Britain’s membership of the European Union – is it time to quit the Muppet Show?

Who said the Germans don’t have a sense of humour?

Here, for instance, is an in-depth report from Spiegel Online on the prospect of a British exit from the EU, which contains one entire joke:

  • “When then-President Charles de Gaulle blocked England's accession to the European Economic Community, one of the precursors to the EU, in 1963, he said: ‘England's simple participation in the community would considerably change its nature and its volume.’ The same now applies, only the other way around, for a Europe in which the British are at best spectators in the gallery, like Statler and Waldorf, the two old men on ‘The Muppet Show.’”

Comedy gold.

But the article does makes a number of serious observations:

  • “From the German perspective, the British always provided a counterweight to the French penchant for government control over the economy and trade barriers. For Berlin, they guaranteed that the EU did not compete with the United States on the global political stage. That was why Merkel long opposed any development that would permanently leave Great Britain behind.”

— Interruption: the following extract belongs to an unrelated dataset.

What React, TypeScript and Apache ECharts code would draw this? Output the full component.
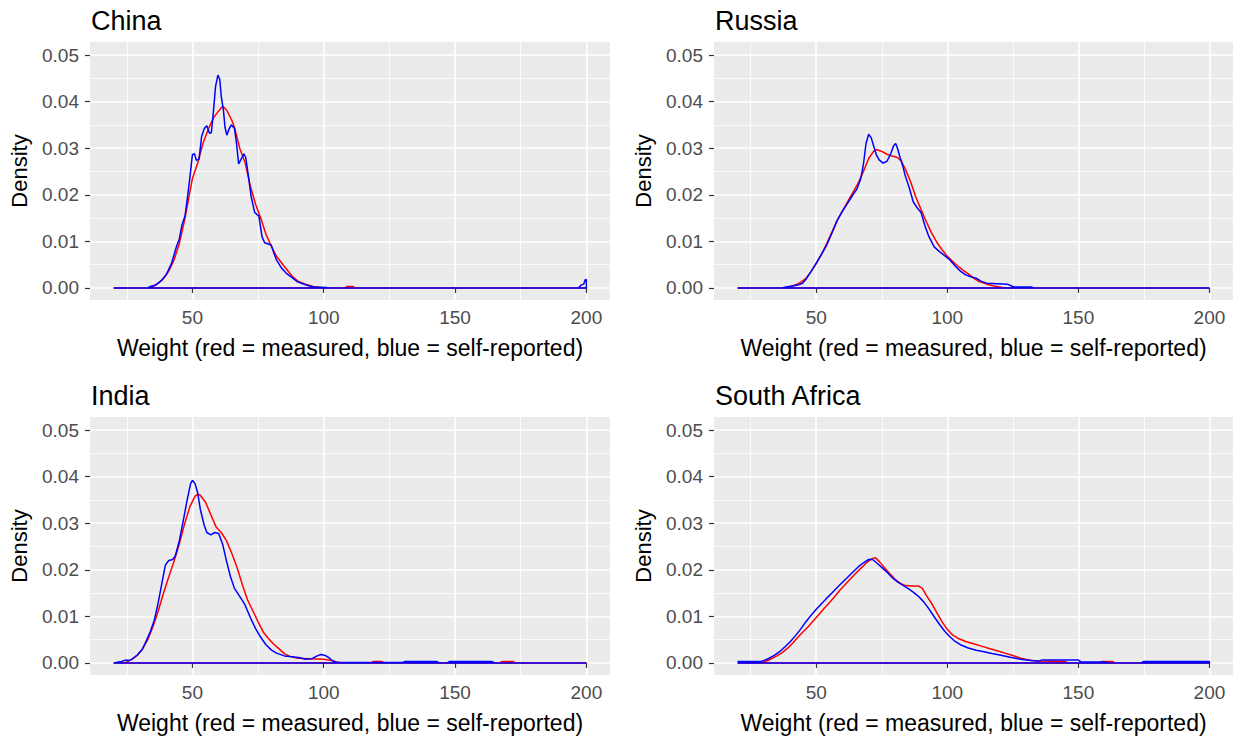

In German eyes, it seems that Britain’s purpose within the EU is to serve as a human shield, absorbing all manner of blows to its national sovereignty, but impeding French ambitions in the process.

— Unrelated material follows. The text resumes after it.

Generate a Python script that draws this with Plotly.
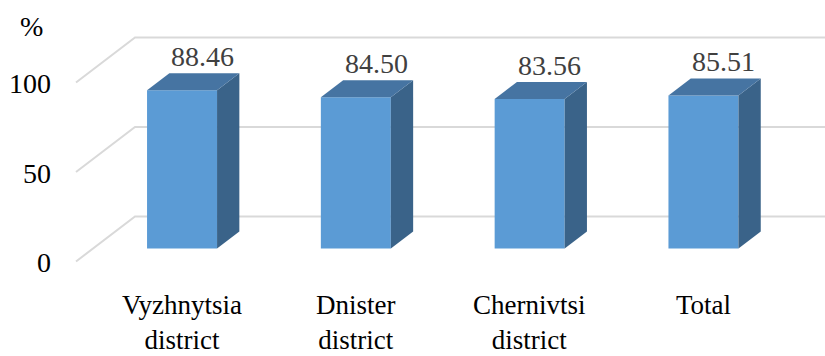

However, there is a problem – and his name is David Cameron:

  • “...the Cameron administration's unwillingness to compromise leaves the German government with no choice. Berlin's official position continues to be that all integration steps must be fundamentally available to all EU members. But in reality the chancellor has long since come to terms with the fact that there will no longer be a path back to the center of the union for the British.”

Hardline sceptics in this country may see Cameron as a tool of the European Union, but from a German perspective he’s a spanner in the works:

  • “...no one with any political responsibility has any illusions about London's European policy... ‘We find it regrettable that England is taking certain steps without us,’ says Rainer Brüderle, the parliamentary leader of the business-friendly Free Democratic Party (FDP). But he also knows where Germany's policy priorities lie. ‘We must eliminate the birth defect of the euro, and we need a stronger political union.’ And that, apparently, will only be achievable without Great Britain.”

Though it’s probably best that German politicians don’t allude, even metaphorically, to the elimination of birth defects – Herr Brüderle does have a point. The EU’s all-consuming priority is sort out the single currency, a mess that is not of Britain’s making. However, in order to do so, France and Germany, together with their various satellites and dependencies, are committed to a course of action that is incompatible with British sovereignty. Neither side is in a position to compromise, so, in the medium to long-term, an obvious solution presents itself:

We must leave the muppets to get on with the show.